**Exercise**
Gather every line below where "this" appears.

**Input records**
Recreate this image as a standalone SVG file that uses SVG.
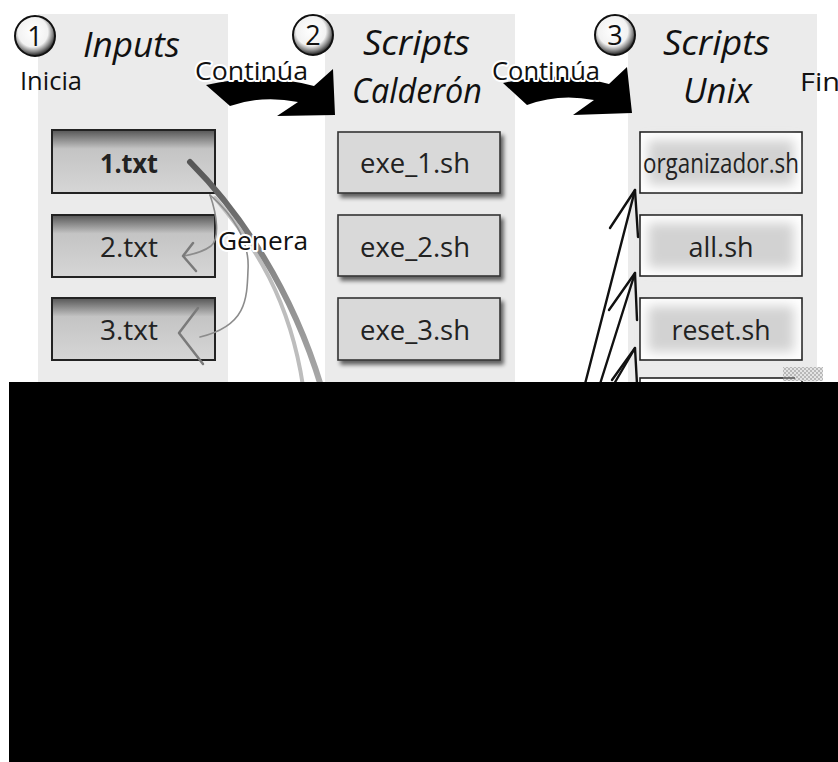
<svg xmlns="http://www.w3.org/2000/svg" width="838" height="762" viewBox="0 0 838 762">
  <defs>
    <style>
      .panel { fill: #ebebeb; }
      .title { font-family: "Open Sans", "Liberation Sans", sans-serif; font-style: italic; font-size: 34px; fill: #111; }
      .lbl { font-family: "Open Sans", "Liberation Sans", sans-serif; font-size: 26px; fill: #111; }
      .halo { stroke: #fff; stroke-width: 4px; stroke-linejoin: round; paint-order: stroke; }
      .num { font-family: "Open Sans", "Liberation Sans", sans-serif; font-size: 27px; fill: #111; text-anchor: middle; }
      .node-text { font-family: "Open Sans", "Liberation Sans", sans-serif; font-size: 27px; fill: #222; text-anchor: middle; }
      .in-box { fill: url(#inputFill); stroke: #222; stroke-width: 2; }
      .cal-box { fill: #d9d9d9; stroke: #333; stroke-width: 1.6; filter: url(#dropShadow); }
      .unix-box { fill: #fff; stroke: #222; stroke-width: 1.6; }
      .unix-glow { fill: #d2d2d2; filter: url(#softBlur); }
      .gen { fill: none; stroke: #8c8c8c; stroke-width: 1.6; stroke-linecap: round; }
      .gen-head { fill: none; stroke: #7a7a7a; stroke-width: 2.5; stroke-linecap: round; stroke-linejoin: round; }
      .up-arrow { fill: none; stroke: #111; stroke-width: 2.4; stroke-linecap: round; stroke-linejoin: round; }
    </style>
    <linearGradient id="inputFill" x1="0" y1="0" x2="0" y2="1">
      <stop offset="0" stop-color="#555"/>
      <stop offset="0.3" stop-color="#c4c4c4"/>
      <stop offset="1" stop-color="#d6d6d6"/>
    </linearGradient>
    <radialGradient id="ball" cx="0.45" cy="0.4" r="0.6">
      <stop offset="0" stop-color="#fff"/>
      <stop offset="0.62" stop-color="#f2f2f2"/>
      <stop offset="0.82" stop-color="#8a8a8a"/>
      <stop offset="1" stop-color="#1e1e1e"/>
    </radialGradient>
    <linearGradient id="trail" x1="0" y1="0" x2="0" y2="1">
      <stop offset="0" stop-color="#555"/>
      <stop offset="0.5" stop-color="#8a8a8a"/>
      <stop offset="1" stop-color="#a8a8a8"/>
    </linearGradient>
    <filter id="dropShadow" x="-10%" y="-10%" width="130%" height="140%">
      <feGaussianBlur in="SourceAlpha" stdDeviation="2"/>
      <feOffset dx="3" dy="4" result="s"/>
      <feComponentTransfer><feFuncA type="linear" slope="0.6"/></feComponentTransfer>
      <feMerge><feMergeNode/><feMergeNode in="SourceGraphic"/></feMerge>
    </filter>
    <filter id="softBlur" x="-20%" y="-30%" width="140%" height="160%">
      <feGaussianBlur stdDeviation="6"/>
    </filter>
    <pattern id="checker" width="4" height="4" patternUnits="userSpaceOnUse">
      <rect width="4" height="4" fill="#e4e4e4"/>
      <rect width="2" height="2" fill="#b8b8b8"/>
      <rect x="2" y="2" width="2" height="2" fill="#b8b8b8"/>
    </pattern>
  </defs>

  <rect width="838" height="762" fill="#fff"/>

  <!-- column backgrounds -->
  <rect class="panel" x="38" y="14" width="190" height="370"/>
  <rect class="panel" x="325" y="14" width="190" height="370"/>
  <rect class="panel" x="628" y="14" width="189" height="370"/>

  <!-- column headers -->
  <g id="header-inputs">
    <circle cx="35" cy="36" r="20" fill="url(#ball)" stroke="#111" stroke-width="2"/>
    <text class="num" x="35" y="46">1</text>
    <text class="title" x="83" y="57" textLength="97" lengthAdjust="spacingAndGlyphs">Inputs</text>
  </g>
  <g id="header-calderon">
    <circle cx="313" cy="35" r="20" fill="url(#ball)" stroke="#111" stroke-width="2"/>
    <text class="num" x="313" y="45">2</text>
    <text class="title" x="363" y="55" textLength="107" lengthAdjust="spacingAndGlyphs">Scripts</text>
    <text class="title" x="352" y="103" textLength="130" lengthAdjust="spacingAndGlyphs">Calderón</text>
  </g>
  <g id="header-unix">
    <circle cx="615" cy="35" r="20" fill="url(#ball)" stroke="#111" stroke-width="2"/>
    <text class="num" x="615" y="45">3</text>
    <text class="title" x="663" y="55" textLength="107" lengthAdjust="spacingAndGlyphs">Scripts</text>
    <text class="title" x="683" y="103" textLength="69" lengthAdjust="spacingAndGlyphs">Unix</text>
  </g>

  <text class="lbl" x="20" y="90" textLength="62" lengthAdjust="spacingAndGlyphs">Inicia</text>
  <text class="lbl" x="800" y="91" textLength="40" lengthAdjust="spacingAndGlyphs">Fin</text>

  <!-- Inputs column -->
  <g id="node-1-txt">
    <rect class="in-box" x="52" y="130" width="163" height="63" stroke-width="3.5" stroke="#111"/>
    <text class="node-text" x="129" y="173" font-weight="bold" textLength="58" lengthAdjust="spacingAndGlyphs">1.txt</text>
  </g>
  <g id="node-2-txt">
    <rect class="in-box" x="52" y="215" width="163" height="62"/>
    <text class="node-text" x="129" y="257" textLength="58" lengthAdjust="spacingAndGlyphs">2.txt</text>
  </g>
  <g id="node-3-txt">
    <rect class="in-box" x="52" y="298" width="163" height="62"/>
    <text class="node-text" x="129" y="340" textLength="58" lengthAdjust="spacingAndGlyphs">3.txt</text>
  </g>

  <!-- Calderón scripts column -->
  <g id="node-exe-1">
    <rect class="cal-box" x="338" y="132" width="162" height="61"/>
    <text class="node-text" x="415" y="173" textLength="110" lengthAdjust="spacingAndGlyphs">exe_1.sh</text>
  </g>
  <g id="node-exe-2">
    <rect class="cal-box" x="338" y="215" width="162" height="61"/>
    <text class="node-text" x="415" y="257" textLength="110" lengthAdjust="spacingAndGlyphs">exe_2.sh</text>
  </g>
  <g id="node-exe-3">
    <rect class="cal-box" x="338" y="298" width="162" height="62"/>
    <text class="node-text" x="415" y="340" textLength="110" lengthAdjust="spacingAndGlyphs">exe_3.sh</text>
  </g>

  <!-- Unix scripts column -->
  <g id="node-organizador">
    <rect class="unix-box" x="640" y="132" width="162" height="61"/>
    <rect class="unix-glow" x="648" y="140" width="146" height="45"/>
    <text class="node-text" x="721" y="173" textLength="156" lengthAdjust="spacingAndGlyphs">organizador.sh</text>
  </g>
  <g id="node-all">
    <rect class="unix-box" x="640" y="215" width="162" height="61"/>
    <rect class="unix-glow" x="648" y="223" width="146" height="45"/>
    <text class="node-text" x="721" y="257" textLength="65" lengthAdjust="spacingAndGlyphs">all.sh</text>
  </g>
  <g id="node-reset">
    <rect class="unix-box" x="640" y="298" width="162" height="62"/>
    <rect class="unix-glow" x="648" y="306" width="146" height="46"/>
    <text class="node-text" x="721" y="340" textLength="99" lengthAdjust="spacingAndGlyphs">reset.sh</text>
  </g>
  <g id="node-unix-4">
    <rect class="unix-box" x="640" y="378" width="162" height="40"/>
  </g>

  <!-- connectors -->
  <g id="connectors">
    <!-- step arrows between columns -->
    <path id="step-1-2" d="M206,85 Q262,72 314,86 L333,69 L335,115 L277,116 L298,102 Q262,95 230,106 Z" fill="#000"/>
    <text class="lbl halo" x="195" y="80" textLength="113" lengthAdjust="spacingAndGlyphs">Continúa</text>
    <path id="step-2-3" d="M503,83 Q559,70 609,84 L627,67 L632,113 L573,115 L594,100 Q559,93 527,105 Z" fill="#000"/>
    <text class="lbl halo" x="492" y="80" textLength="108" lengthAdjust="spacingAndGlyphs">Continúa</text>

    <!-- trail leaving 1.txt -->
    <path d="M215,198 C255,245 290,300 303,386" fill="none" stroke="#bdbdbd" stroke-width="4" stroke-linecap="round"/>
    <path d="M190,162 C240,212 292,290 321,386" fill="none" stroke="url(#trail)" stroke-width="6" stroke-linecap="round"/>

    <!-- "Genera" links -->
    <path class="gen" d="M210,195 C217,215 220,238 211,246 C203,252 195,254 184,256"/>
    <path class="gen-head" d="M193,243 L183,256 L196,271"/>
    <path class="gen" d="M210,195 C232,214 250,240 248,270 C247,300 246,326 200,337"/>
    <path class="gen-head" d="M198,308 L179,333 L203,364"/>
    <text class="lbl halo" x="218" y="250" textLength="90" lengthAdjust="spacingAndGlyphs">Genera</text>

    <!-- arrows rising into the Unix column -->
    <path class="up-arrow" d="M585,384 L635,190"/>
    <path class="up-arrow" d="M610,228 L635,190 L638,237"/>
    <path class="up-arrow" d="M600,384 L635,273"/>
    <path class="up-arrow" d="M609,310 L635,273 L637,320"/>
    <path class="up-arrow" d="M614,384 L635,348"/>
    <path class="up-arrow" d="M612,380 L635,348 L637,384"/>
  </g>

  <!-- small textured patch near the lower right -->
  <rect x="783" y="367" width="40" height="14" fill="url(#checker)"/>
  <line x1="783" y1="378" x2="795" y2="378" stroke="#555" stroke-width="1.5"/>

  <!-- black band over the lower part -->
  <rect x="9" y="382" width="829" height="380" fill="#000"/>
</svg>
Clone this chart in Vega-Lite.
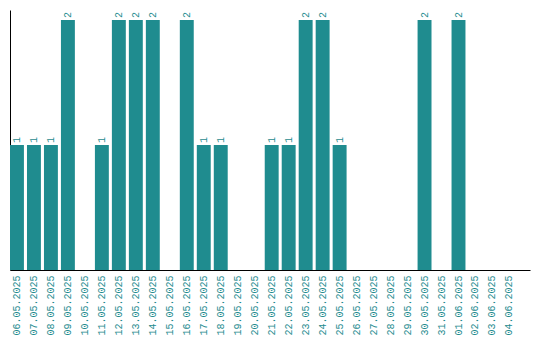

**Correct output**
Recreate this image as a standalone SVG file that uses SVG.
Clone this chart in Vega-Lite.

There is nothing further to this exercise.